We crossed a small field that a stream runs through (this is after the "fertility" space) and has bunches of Calla Lilies growing wild. It was once used as a farming field (during Inca times, 400-500 years ago) and the ground was terraced downhill about 12 times in the direction we would eventually walk. We crossed over and saw a circle carved outward from a piece of stone- an ancient sundial! 
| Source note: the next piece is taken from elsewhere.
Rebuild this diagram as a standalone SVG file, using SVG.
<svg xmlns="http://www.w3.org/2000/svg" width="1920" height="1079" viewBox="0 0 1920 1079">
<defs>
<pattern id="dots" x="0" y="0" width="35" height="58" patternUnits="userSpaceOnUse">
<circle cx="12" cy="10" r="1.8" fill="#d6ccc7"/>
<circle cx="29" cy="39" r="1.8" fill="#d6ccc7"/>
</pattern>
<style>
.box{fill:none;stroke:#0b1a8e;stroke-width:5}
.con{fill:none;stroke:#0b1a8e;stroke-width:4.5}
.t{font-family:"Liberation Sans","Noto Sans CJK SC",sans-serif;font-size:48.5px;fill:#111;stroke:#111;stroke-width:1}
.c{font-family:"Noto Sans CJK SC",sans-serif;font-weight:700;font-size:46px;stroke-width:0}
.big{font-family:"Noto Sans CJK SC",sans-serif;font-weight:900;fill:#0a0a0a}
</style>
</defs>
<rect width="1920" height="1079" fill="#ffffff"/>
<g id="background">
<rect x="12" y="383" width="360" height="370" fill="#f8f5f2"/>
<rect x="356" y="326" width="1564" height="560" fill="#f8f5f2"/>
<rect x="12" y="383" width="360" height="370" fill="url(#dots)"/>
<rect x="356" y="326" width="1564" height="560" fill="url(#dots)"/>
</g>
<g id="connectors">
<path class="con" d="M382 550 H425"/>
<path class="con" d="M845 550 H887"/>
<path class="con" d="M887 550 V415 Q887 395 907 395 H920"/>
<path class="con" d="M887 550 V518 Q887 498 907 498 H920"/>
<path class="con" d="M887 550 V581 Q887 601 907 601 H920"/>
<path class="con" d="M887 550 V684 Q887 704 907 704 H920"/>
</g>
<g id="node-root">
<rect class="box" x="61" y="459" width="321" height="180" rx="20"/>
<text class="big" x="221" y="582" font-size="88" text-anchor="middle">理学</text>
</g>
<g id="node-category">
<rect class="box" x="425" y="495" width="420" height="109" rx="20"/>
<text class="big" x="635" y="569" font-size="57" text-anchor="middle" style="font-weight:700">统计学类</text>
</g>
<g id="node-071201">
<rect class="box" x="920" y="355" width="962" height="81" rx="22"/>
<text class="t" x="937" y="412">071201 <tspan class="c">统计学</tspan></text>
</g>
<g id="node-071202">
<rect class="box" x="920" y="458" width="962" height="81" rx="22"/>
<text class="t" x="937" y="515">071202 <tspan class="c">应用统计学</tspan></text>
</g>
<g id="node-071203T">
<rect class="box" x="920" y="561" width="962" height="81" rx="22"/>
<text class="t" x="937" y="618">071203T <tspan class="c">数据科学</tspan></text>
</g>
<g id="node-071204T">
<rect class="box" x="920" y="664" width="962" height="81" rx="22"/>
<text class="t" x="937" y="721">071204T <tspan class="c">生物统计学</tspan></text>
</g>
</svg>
We then came to a temple of sorts, a place full of stone altars. There was an ancient fountain where a stream once ran, but today it sits dry. On top of a large stone slab is a carved path for the water, and two slabs stand adjacent to this, making a three sided box. The side stones have been cut into to form two shelves of equal size and at equal height, and would have held some sort of stone or gold idol. In the middle of these would have been a pool of water. (Here we can only speculate what the purpose was. Perhaps it was a small shrine to a water god, or another tribute to the sun and moon. I don't think our guide had any specifics on this space, and since the site is still being studied, it may be unknown.)
The obsolete fountain I described above.
The mountains were very important to the Inca, and this is expressed in some stones carved in this area. One had been shaped to look like two mountains and a valley, perhaps representing the valley we stood in. An altar was formed on one end of this, and items such as corn or beans may have been ritually sacrificed here, as it was an agricultural space. Another stone is placed and shaped like one of the mountains behind it. 

Sunday May 27 1:45 pm

We continued our hike across more garden and agricultural terraces and climb up, up up! I almost died, as I did on the initial climb, because I couldn't breathe and had to walk very slowly.

Eventually, we could see a huge stone encampment atop a hill. It was a military base, used by the last Inca "king" Manco Inca. The views from the top were amazing, but I was not feeling well. Our guide gave us a short history of Manco Inca's last stand against the Spanish (Vilcabamba was the last stronghold of the Inca), and then we hiked back down and headed back to Santa Maria.



We are the only visitors! Incredible.